This has, I fear, become my poetry comfort read. I can open any page, read for a while, close it again and feel refreshed. I don’t necessarily feel the need to ‘finish it’, although I have several times. It is more the experience of being in it – as if the words were warm sunlight and the air was mainly still, there was birdsong and nothing was troublesome. Odd then, that it is concerned with Aeneas entering the underworld to speak one last time with his dead father: not even ‘the father’, but the ‘shade of the father’.
All that you need to know about the why of writing it is in Heaney’s own introduction: it was an act of love and of remembering. He describes it as “…more like classics homework, the result of a lifelong desire to honour the memory of my Latin teacher at St Columb’s College, Father Michael McGlinchey…” but that it was the arrival of his first granddaughter that finally impelled him to get to it.
Deaths dark door stands open day and night. / But to retrace your steps and get back to the upper air, / That is the task, that is the undertaking.

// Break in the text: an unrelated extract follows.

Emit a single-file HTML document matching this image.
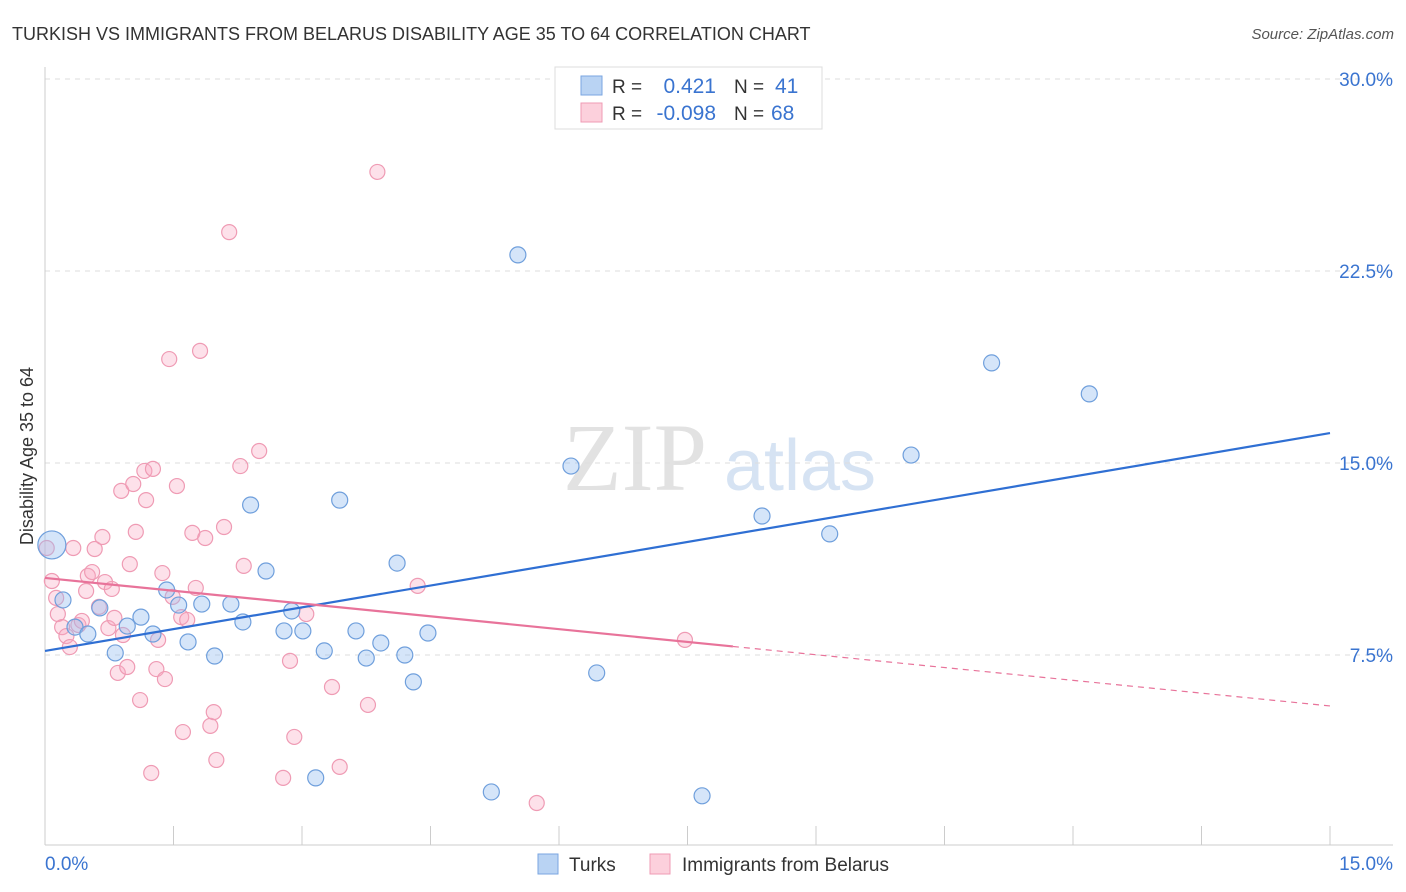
<!DOCTYPE html>
<html><head><meta charset="utf-8"><style>
body{margin:0;background:#fff;font-family:"Liberation Sans",sans-serif;}
svg{display:block}
</style></head><body>
<svg id="chart" width="1406" height="892" xmlns="http://www.w3.org/2000/svg">
<text x="12" y="40" font-size="18" fill="#333">TURKISH VS IMMIGRANTS FROM BELARUS DISABILITY AGE 35 TO 64 CORRELATION CHART</text>
<text x="1394" y="39" font-size="15" fill="#555" font-style="italic" text-anchor="end">Source: ZipAtlas.com</text>
<g>
<text x="635" y="490" font-size="96" fill="#e2e2e2" font-family="Liberation Serif,serif" text-anchor="middle">ZIP</text>
<text x="800" y="490" font-size="72" fill="#d6e3f3" text-anchor="middle">atlas</text>
</g>
<g id="grid"></g>
<g id="axes"></g>
<g id="marks"></g>
<text transform="translate(33,456) rotate(-90)" font-size="18" fill="#333" text-anchor="middle">Disability Age 35 to 64</text>
<g>
<rect x="555" y="67" width="267" height="62" fill="#fff" stroke="#ddd"/>
<rect x="581" y="76" width="21" height="19" fill="#b9d3f3" stroke="#7aa6e0"/>
<rect x="581" y="103" width="21" height="19" fill="#fcd0dc" stroke="#ef9bb4"/>
<text x="612" y="93" font-size="19" fill="#333">R =</text>
<text x="716" y="93" font-size="21" fill="#3a74d0" text-anchor="end">0.421</text>
<text x="734" y="93" font-size="19" fill="#333">N =</text>
<text x="775" y="93" font-size="21" fill="#3a74d0">41</text>
<text x="612" y="120" font-size="19" fill="#333">R =</text>
<text x="716" y="120" font-size="21" fill="#3a74d0" text-anchor="end">-0.098</text>
<text x="734" y="120" font-size="19" fill="#333">N =</text>
<text x="771" y="120" font-size="21" fill="#3a74d0">68</text>
</g>
<g>
<rect x="538" y="854" width="20" height="20" fill="#b9d3f3" stroke="#7aa6e0"/>
<text x="569" y="871" font-size="19" fill="#333">Turks</text>
<rect x="650" y="854" width="20" height="20" fill="#fcd0dc" stroke="#ef9bb4"/>
<text x="682" y="871" font-size="19" fill="#333">Immigrants from Belarus</text>
</g>
</svg>
<script>
const yTicks=[7.5,15,22.5,30];
const yTickLabels=["7.5%","15.0%","22.5%","30.0%"];
const xTickLabels=["0.0%","15.0%"];
const turksX=[0.08,0.21,0.35,0.50,0.64,0.82,0.96,1.12,1.26,1.42,1.56,1.67,1.83,1.98,2.17,2.31,2.40,2.58,2.79,2.88,3.01,3.16,3.26,3.44,3.63,3.75,3.92,4.11,4.20,4.30,4.47,5.21,5.52,6.14,6.44,7.67,8.37,9.16,10.11,11.05,12.19];
const turksY=[11.80,9.65,8.59,8.32,9.34,7.58,8.63,8.98,8.32,10.04,9.45,8.01,9.49,7.46,9.49,8.79,13.36,10.78,8.44,9.22,8.44,2.70,7.66,13.55,8.44,7.38,7.97,11.09,7.50,6.45,8.36,2.15,23.13,14.88,6.80,2.00,12.93,12.23,15.31,18.91,17.70];
const belX=[0.02,0.08,0.13,0.15,0.20,0.25,0.29,0.33,0.39,0.43,0.48,0.50,0.55,0.58,0.63,0.67,0.70,0.74,0.78,0.81,0.85,0.89,0.91,0.96,0.99,1.03,1.06,1.11,1.16,1.18,1.24,1.26,1.30,1.32,1.37,1.40,1.45,1.49,1.54,1.59,1.61,1.66,1.72,1.76,1.81,1.87,1.93,1.97,2.00,2.09,2.15,2.28,2.32,2.50,2.78,2.86,2.91,3.05,3.35,3.44,3.77,3.88,4.35,5.74,7.47];
const belY=[11.68,10.39,9.73,9.10,8.59,8.24,7.81,11.68,8.67,8.83,10.00,10.59,10.74,11.64,9.38,12.11,10.35,8.55,10.08,8.95,6.80,13.91,8.28,7.03,11.05,14.18,12.31,5.74,14.69,13.55,2.89,14.77,6.95,8.09,10.70,6.56,19.06,9.77,14.10,8.98,4.49,8.87,12.27,10.12,19.38,12.07,4.73,5.27,3.40,12.50,24.02,14.88,10.98,15.47,2.70,7.27,4.30,9.10,6.25,3.13,5.55,26.37,10.20,1.72,8.09];
const turksTrend=[7.66,16.17];
const belTrend=[10.51,5.51];
const belSolidEnd=8.03;

const NS="http://www.w3.org/2000/svg";
const X0=45,X1=1330,Y0=847,YPER=192/7.5;
const sx=v=>X0+(v/15)*(X1-X0);
const sy=v=>Y0-v*YPER;
function mk(tag,attrs,parent){const e=document.createElementNS(NS,tag);for(const k in attrs)e.setAttribute(k,attrs[k]);parent.appendChild(e);return e;}
const grid=document.getElementById('grid'),axes=document.getElementById('axes'),marks=document.getElementById('marks');
yTicks.forEach((t,i)=>{
  const l=mk('line',{x1:45,x2:1393,y1:sy(t),y2:sy(t),stroke:'#ddd','stroke-dasharray':'5,5'},grid);
  
  
  const tx=mk('text',{x:1393,y:sy(t)+7,'font-size':19,fill:'#3a74d0','text-anchor':'end'},axes);
  tx.textContent=yTickLabels[i];
  
  
});
const ya=mk('line',{x1:45,x2:45,y1:67,y2:845,stroke:'#ccc'},axes);


const xa=mk('line',{x1:45,x2:1393,y1:845,y2:845,stroke:'#ccc'},axes);


for(let i=0;i<=10;i++){
  const t=mk('line',{x1:sx(i*1.5),x2:sx(i*1.5),y1:826,y2:845,stroke:'#ccc'},axes);
  
  
}
[[0,'start',45],[1,'end',1393]].forEach(([i,a,x])=>{
  const t=mk('text',{x:x,y:870,'font-size':19,fill:'#3a74d0','text-anchor':a},axes);
  t.textContent=xTickLabels[i];
  
  
});
belX.forEach((v,i)=>{
  const c=mk('circle',{cx:sx(v),cy:sy(belY[i]),r:7.5,fill:'rgba(248,170,195,0.35)',stroke:'#ef9bb4','stroke-width':1.2},marks);
  
  
});
turksX.forEach((v,i)=>{
  const c=mk('circle',{cx:sx(v),cy:sy(turksY[i]),r:i===0?14:8,fill:'rgba(150,190,240,0.4)',stroke:'#6f9fdc','stroke-width':1.2},marks);
  
  
});
const bt=mk('line',{x1:sx(0),y1:sy(turksTrend[0]),x2:sx(15),y2:sy(turksTrend[1]),stroke:'#2f6fd3','stroke-width':2.2},marks);


const pAt=x=>belTrend[0]+(belTrend[1]-belTrend[0])*x/15;
const ps=mk('line',{x1:sx(0),y1:sy(belTrend[0]),x2:sx(belSolidEnd),y2:sy(pAt(belSolidEnd)),stroke:'#e8739a','stroke-width':2.2},marks);


const pd=mk('line',{x1:sx(belSolidEnd),y1:sy(pAt(belSolidEnd)),x2:sx(15),y2:sy(belTrend[1]),stroke:'#e8739a','stroke-width':1.2,'stroke-dasharray':'6,5'},marks);


</script>
</body></html>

And beside these flowing streams and flooded wastes / A ferryman keeps watch, surly, filthy and bedraggled / Charon. His chin is bearded with unclean white shag; / The eyes stand in his head and glow; a grimy cloak / Flaps out from a knot tied at the shoulder. / All by himself he poles the boat, hoists sail / And ferries dead souls in his rusted craft, / Old but still a god…
And, on finally meeting with his father’s shade:
Three times he tried to reach his arms round that neck. / Three times the form, reached for in vain, escaped / Like a breeze between his hands…
This short book is the soft rendering of a dream, in which there is blood and death all around.